I’ve learned much more than I can confine to this post (you’ll have to head into my archives for some of the highlights). But here’s the big stuff I’ve learned in the past 12 months.
Budgets aren’t limiting — they’re freeing.
Before I started budgeting, I felt guilty about every extra penny I spent and stressed that I wouldn’t be able to cover the necessities. Now I know exactly what I can afford to spend, and I know what I need to leave for the necessities and savings. A little money goes a lot further when you budget.
We need much less money to live comfortably than I thought.
Before we moved here, our combined income was almost twice what it is now. But we always felt broke because we were blowing our money on restaurants and unnecessary purchases.
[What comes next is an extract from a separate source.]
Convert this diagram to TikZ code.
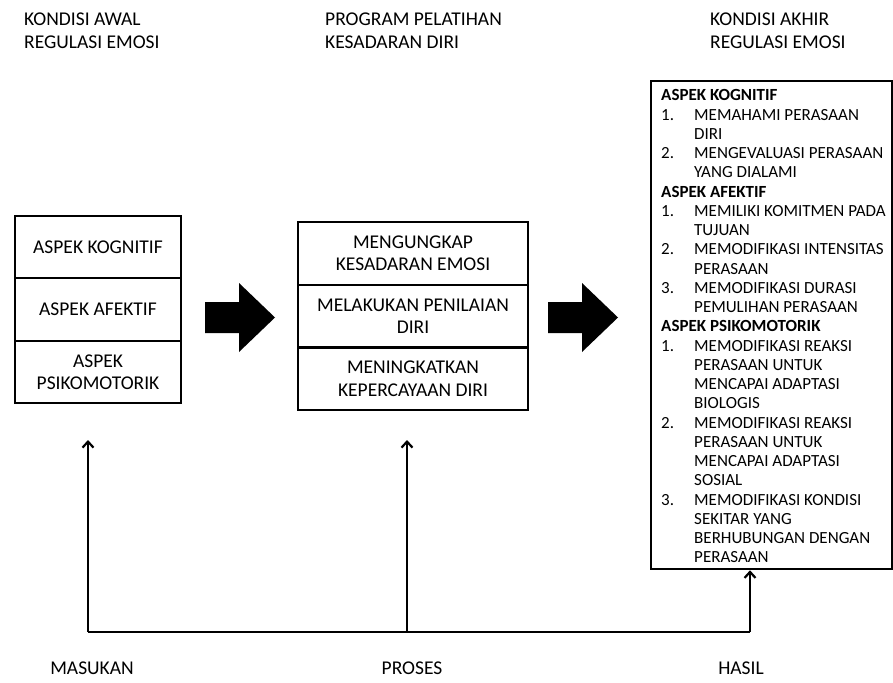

I couldn’t imagine living on our current income then.
With a little discipline, though, we’re able to live a richer life on half the money. We still do all of the same things we used to enjoy (like movies, eating out, and books), we just enjoy them less frequently or find frugal ways to enjoy them for little or no money. Now we have money leftover for savings and debt repayment.
We actually “need” very few things.
Our ideas of needs and wants were severely out of whack before we started living frugally. Now we know that we don’t need two cars; we don’t need to own a house; we don’t need new clothes every other month. All we really need is each other, healthy food on the table, and a warm place to sleep. Once we recognized the difference between needs and wants, we were able to set priorities so we could still enjoy some of our wants without interfering with our long term goals.
Realizing how little we actually need also gives me great peace, especially in this economy. By eliminating extra wants, we could cut our monthly spending in half in the event of a financial emergency.
Stress free finances are the greatest luxury of all.
There was a time when I thought skipping weekly meals out and entertainment spending would mean getting less enjoyment out of life. Boy, was I wrong. I enjoy life so much more now that we’ve cut those things out, because I no longer feel stressed and scared about my finances.
It’s been a fantastic year, and I’m anxiously looking ahead to next year’s challenges and successes. I hope to learn even more!